Dan ini akan menguatkan dugaan Ibn al-Atsir tentang afiliasi mazhab fiqh al-Nasa’i.
Pandangan Syafi’i di
Mesir ini kemudian dikenal dengan qaul jadid (pandangan baru). Dan ini
seandainya dugaan Ibn al-Atsir benar, mengindikasikan bahwa pandangan fiqh
Syafi’i dan al-Nasa’i lebih didominasi pandangan baru (Qaul Jadid, Mesir) ketimbang
pandangan klasik (Qaul Qadim, Baghdad).
Namun demikian, tidak
menutup kemungkinan bahwa Imam al-Nasa’i merupakan sosok yang berpandangan
netral, tidak memihak salah satu pandangan mazhab fiqh manapun, termasuk
pandangan Imam al-Syafi’i. Hal ini seringkali terjadi pada imam-imam hadis
sebelum al-Nasa’i, yang hanya berafiliasi pada mazhab hadis. Dan independensi
pandangan ini merupakan ciri khas imam-imam hadis. Oleh karena itu, untuk
mengklaim pandangan Imam al-Nasa’i telah terkontaminasi oleh pandangan orang
lain, kita perlu menelusuri sumber sejarah yang konkrit, bukannya hanya
berdasarkan dugaan.
6)
Tutup
Usia
Setahun menjelang
kemangkatannya, beliau pindah dari Mesir ke Damsyik. Dan tampaknya tidak ada
konsensus ulama tentang tempat meninggal beliau. Al-Daruqutni mengatakan,
beliau di Makkah dan dikebumikan diantara Shafa dan Marwah. Pendapat yang
senada dikemukakan oleh Abdullah bin Mandah dari Hamzah al-’Uqbi al-Mishri.
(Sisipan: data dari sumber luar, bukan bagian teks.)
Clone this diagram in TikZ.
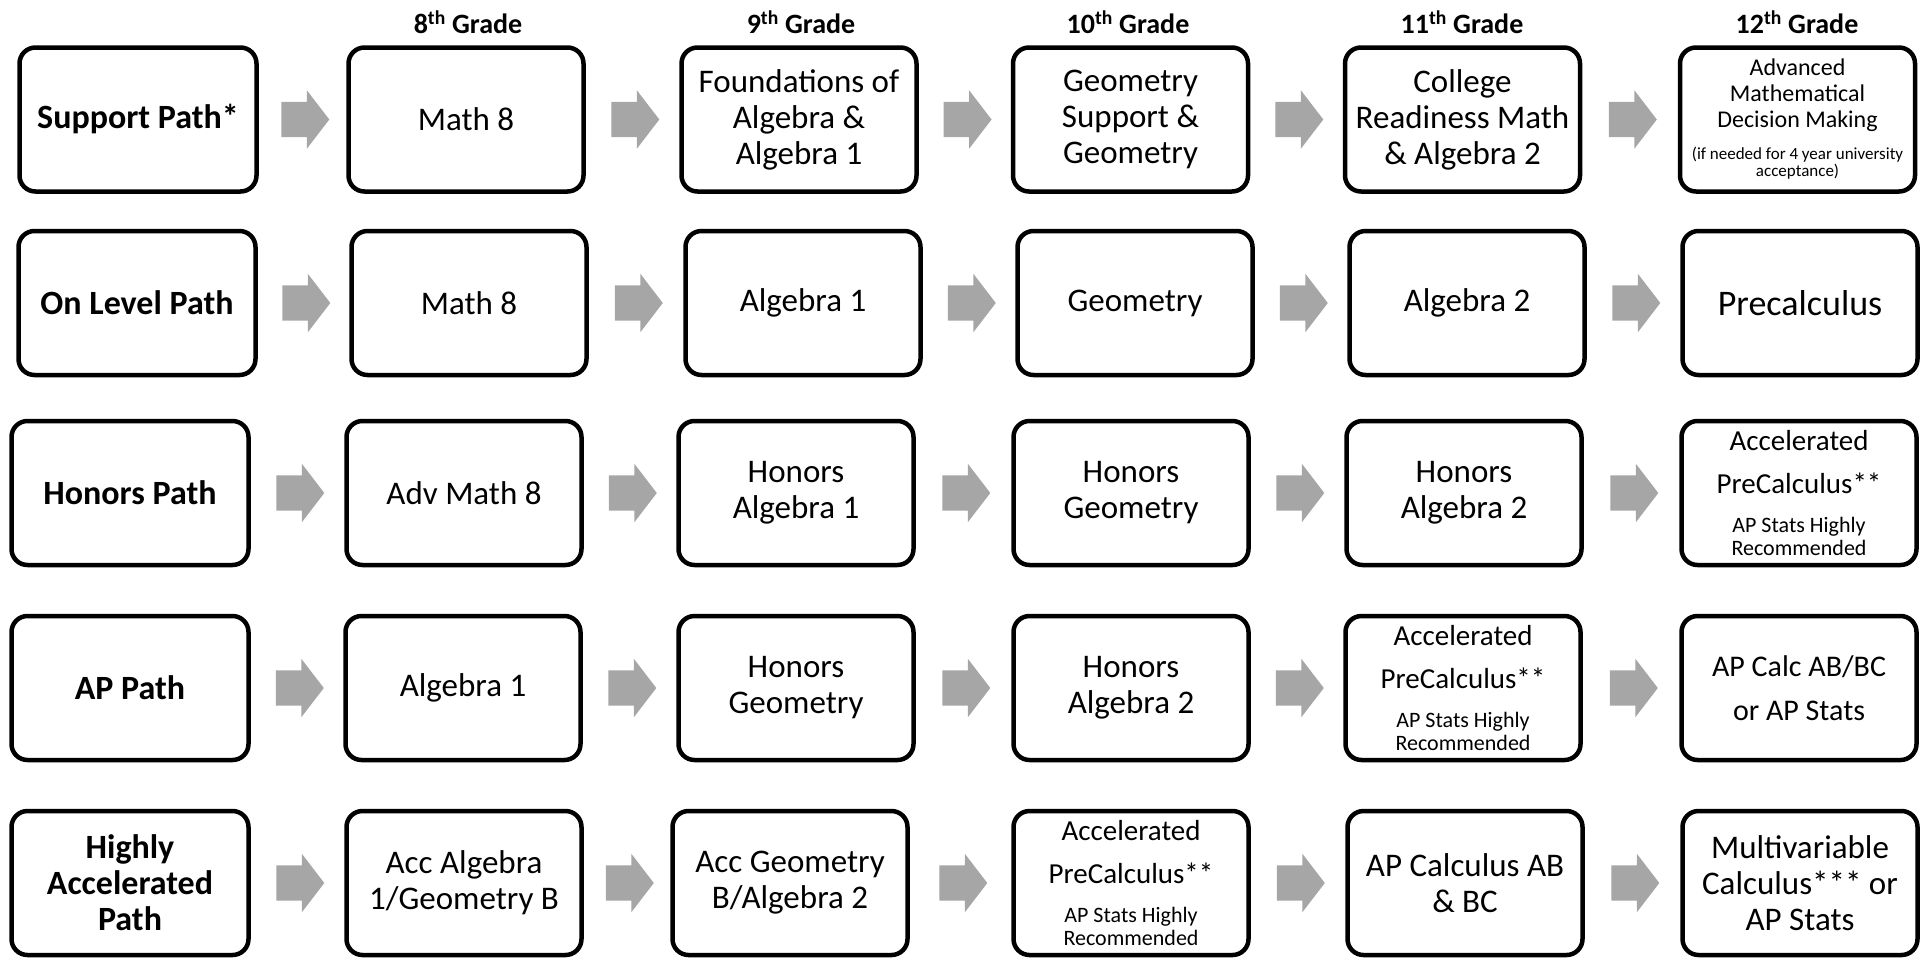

Sementara ulama yang lain, seperti Imam al-Dzahabi, menolak pendapat
tersebut. Ia mengatakan, Imam al-Nasa’i meninggal di Ramlah, suatu daerah di
Palestina. Pendapat ini didukung oleh Ibn Yunus, Abu Ja’far al-Thahawi (murid
al-Nasa’i) dan Abu Bakar al-Naqatah. Menurut pandangan terakhir ini, Imam
al-Nasa’i meninggal pada tahun 303 H dan dikebumikan di Bait al-Maqdis,
Palestina. Inna lillah wa Inna Ilai Rajiun. Semoga jerih payahnya dalam
mengemban wasiat Rasullullah guna menyebarluaskan hadis mendapatkan balasan
yang setimpal di sisi Allah. Amiiin.